In the case of my dear friend whose encouragement sustained me through the death of two of my children, a divorce, seven and one-half rigorous years of college and the privation that went with them, there were no “Goodbyes”, no confession of how much she meant to me and how much I appreciated her for the lovely person she was for me. I think that was what made the grief for her so deep and painful.
Then, I began to think rationally again and understood that through our last visit only a few months before, she could have told me but chose not to. I believe she wanted me to hold that optimistic glow I carried out of her home that day; and later, she would look back upon it and feed on it in the time she had left.
She was always there for others in whatever way she could help them. She was a giant of courage and encouragement until the very last breath she had. That is what I will remember and love her for in the time I have left.
So how do you know when it’s time to say your goodbyes? The time to say “Goodbye” is every day! Every day that we live, we should tell those we love just how much we do love them. We should tell them they are very special in our lives for being just who they are, and because God allowed them to come into our lives. Christians accept that God orders everything in our lives: our mates, our children, our families, our destinies. If we listen, He also tells when we should say “Goodbye” to our loved one who will inevitably be called home to Heaven and the home that Jesus told us He was going to prepare for us.
There is a saying in psychological circles of advice to married people experiencing difficulty in the union: Do not let the sun set on anger between you and your mate. I will enlarge that further: Do not let the sun go down on neglect between you and those who are significant in your life, be they husband or wife, family, or friend, for we do not know the hour when God will call any of us home.

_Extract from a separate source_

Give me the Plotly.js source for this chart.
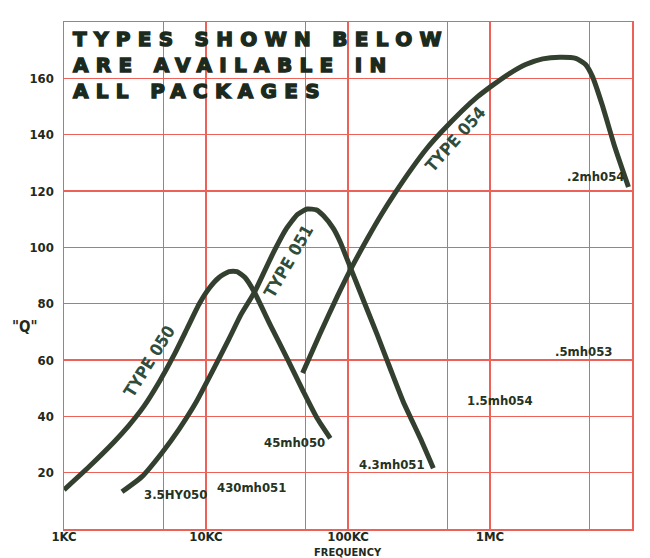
<!DOCTYPE html>
<html><head><meta charset="utf-8">
<script src="https://cdn.plot.ly/plotly-3.0.1.min.js"></script>
<style>
html,body{margin:0;padding:0;background:#fff;}
#chart{width:650px;height:558px;}
g.annotation[data-index="0"] text{letter-spacing:7.3px;stroke:#1b2a1c;stroke-width:1.4px;}
</style></head><body><div id="chart"></div>
<script>
// ---- data ----
const freqTicks = [1e3, 5e3, 1e4, 5e4, 1e5, 5e5, 1e6, 5e6, 1e7];
const freqTickText = ['1KC', '', '10KC', '', '100KC', '', '1MC', '', '10MC'];
const qTicks = [20, 40, 60, 80, 100, 120, 140, 160];

const type050Freq = [1000, 1500, 2250, 2870, 3660, 4670, 5960, 7350, 8930, 10500, 12350, 14520, 16520, 18830, 21800, 28380, 37400, 48500, 60800, 75000];
const type050Q    = [13.9, 22.1, 30.9, 36.8, 43.6, 52.1, 61.8, 71.1, 79.8, 85.4, 89.3, 91.4, 91.4, 89.3, 84.3, 72.4, 60.4, 48.8, 39.2, 32.2];

const type051Freq = [2560, 3540, 4900, 6450, 8510, 11020, 14520, 17620, 21960, 29400, 36900, 44100, 51600, 59800, 67000, 78800, 88300, 103800, 128200, 160800, 198600, 245000, 323000, 399000];
const type051Q    = [13.2, 18.6, 27.1, 35.4, 45.0, 55.7, 67.5, 76.1, 84.1, 97.5, 106.7, 111.7, 113.6, 113.3, 111.3, 106.7, 101.8, 92.9, 81.3, 68.9, 56.9, 45.2, 32.2, 21.6];

const type054Freq = [47900, 63400, 84100, 104200, 138000, 171000, 211800, 285000, 358800, 458000, 636800, 814600, 1040000, 1371000, 1782000, 2350000, 3097000, 4018000, 4710000, 5270000, 6166000, 7570000, 9440000];
const type054Q    = [55.4, 69.2, 82.6, 92.1, 103.4, 111.5, 118.9, 128.4, 135.1, 141.1, 148.5, 153.4, 157.5, 161.7, 164.9, 166.9, 167.5, 167.1, 164.9, 160.6, 150.6, 135.6, 121.4];

const typeLabels     = ['TYPE 050', 'TYPE 051', 'TYPE 054'];
const typeLabelFreq  = [4000, 38100, 570000];
const typeLabelQ     = [59.6, 95.2, 138.5];
const typeLabelAngle = [-58, -60, -48];

const partLabels    = ['3.5HY050', '430mh051', '45mh050', '4.3mh051', '1.5mh054', '.5mh053', '.2mh054'];
const partLabelFreq = [6080, 20900, 42300, 203200, 1183000, 4581000, 5534000];
const partLabelQ    = [12.3, 14.8, 30.6, 23.0, 45.6, 63.0, 125.0];

const titleLines = ['TYPES SHOWN BELOW', 'ARE AVAILABLE IN', 'ALL PACKAGES'];

// ---- style ----
const NARROW = '"DejaVu Sans Condensed", "Liberation Sans Narrow", sans-serif';
const GRID = '#ec6258';
const CURVE = '#34402f';
const INK = '#1f2a1c';

function curve(x, y) {
  return {x: x, y: y, type: 'scatter', mode: 'lines',
          line: {color: CURVE, width: 5, shape: 'spline', smoothing: 0.5},
          hoverinfo: 'skip', showlegend: false};
}

const annotations = [];
annotations.push({
  xref: 'paper', yref: 'paper', x: 0.0123, y: 0.916, xanchor: 'left', yanchor: 'middle',
  align: 'left', showarrow: false, text: titleLines.join('<br>'),
  font: {family: '"DejaVu Sans", sans-serif', size: 20, weight: 900, color: '#1b2a1c'}
});
typeLabels.forEach((t, i) => annotations.push({
  xref: 'x', yref: 'y', x: Math.log10(typeLabelFreq[i]), y: typeLabelQ[i],
  text: t, showarrow: false, textangle: typeLabelAngle[i],
  font: {family: NARROW, size: 17, weight: 700, color: '#2f4d3a'}
}));
partLabels.forEach((t, i) => annotations.push({
  xref: 'x', yref: 'y', x: Math.log10(partLabelFreq[i]), y: partLabelQ[i],
  text: t, showarrow: false,
  font: {family: NARROW, size: 13, weight: 700, color: '#26331f'}
}));
annotations.push({
  xref: 'paper', yref: 'paper', x: -0.069, y: 0.398, xanchor: 'center', yanchor: 'middle',
  text: '"Q"', showarrow: false,
  font: {family: NARROW, size: 15, weight: 700, color: INK}
});
annotations.push({
  xref: 'paper', yref: 'paper', x: 0.5, y: -0.046, xanchor: 'center', yanchor: 'middle',
  text: 'FREQUENCY', showarrow: false,
  font: {family: NARROW, size: 11, weight: 700, color: INK}
});

const layout = {
  width: 650, height: 558,
  margin: {l: 64, r: 18, t: 22, b: 29},
  paper_bgcolor: '#ffffff', plot_bgcolor: '#ffffff',
  showlegend: false,
  xaxis: {
    type: 'log', range: [3, 7], tickvals: freqTicks, ticktext: freqTickText,
    showgrid: true, gridcolor: GRID, gridwidth: 1.5,
    showline: true, mirror: true, linecolor: GRID, linewidth: 1.5,
    ticks: '', zeroline: false, ticklabelstandoff: -5,
    tickfont: {family: NARROW, size: 13, weight: 700, color: INK}
  },
  yaxis: {
    range: [0, 180], tickvals: qTicks,
    showgrid: true, gridcolor: GRID, gridwidth: 1.5,
    showline: true, mirror: true, linecolor: GRID, linewidth: 1.5,
    ticks: '', zeroline: false, ticklabelstandoff: 6,
    tickfont: {family: NARROW, size: 13, weight: 700, color: INK}
  },
  shapes: [{
    type: 'rect', xref: 'paper', yref: 'paper', layer: 'between',
    x0: 0.004, x1: 0.747, y0: 160.7 / 180, y1: 0.997,
    fillcolor: '#ffffff', line: {width: 0}
  }],
  annotations: annotations
};

Plotly.newPlot('chart', [
  curve(type050Freq, type050Q),
  curve(type051Freq, type051Q),
  curve(type054Freq, type054Q)
], layout, {displayModeBar: false, staticPlot: true});
</script></body></html>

The time to tell them how much they mean to us is everyday in some way, verbal or nonverbal. In doing so, we will never have to say as I did, “It’s too late! I never got to tell her goodbye!”
If you are grieving for a beloved friend who has been taken away, please remember they are now at home with God the Father in heaven where there are no longer any “Goodbyes”. May you find peace and comfort in that wonderful knowledge. God promised and He is always true to His word.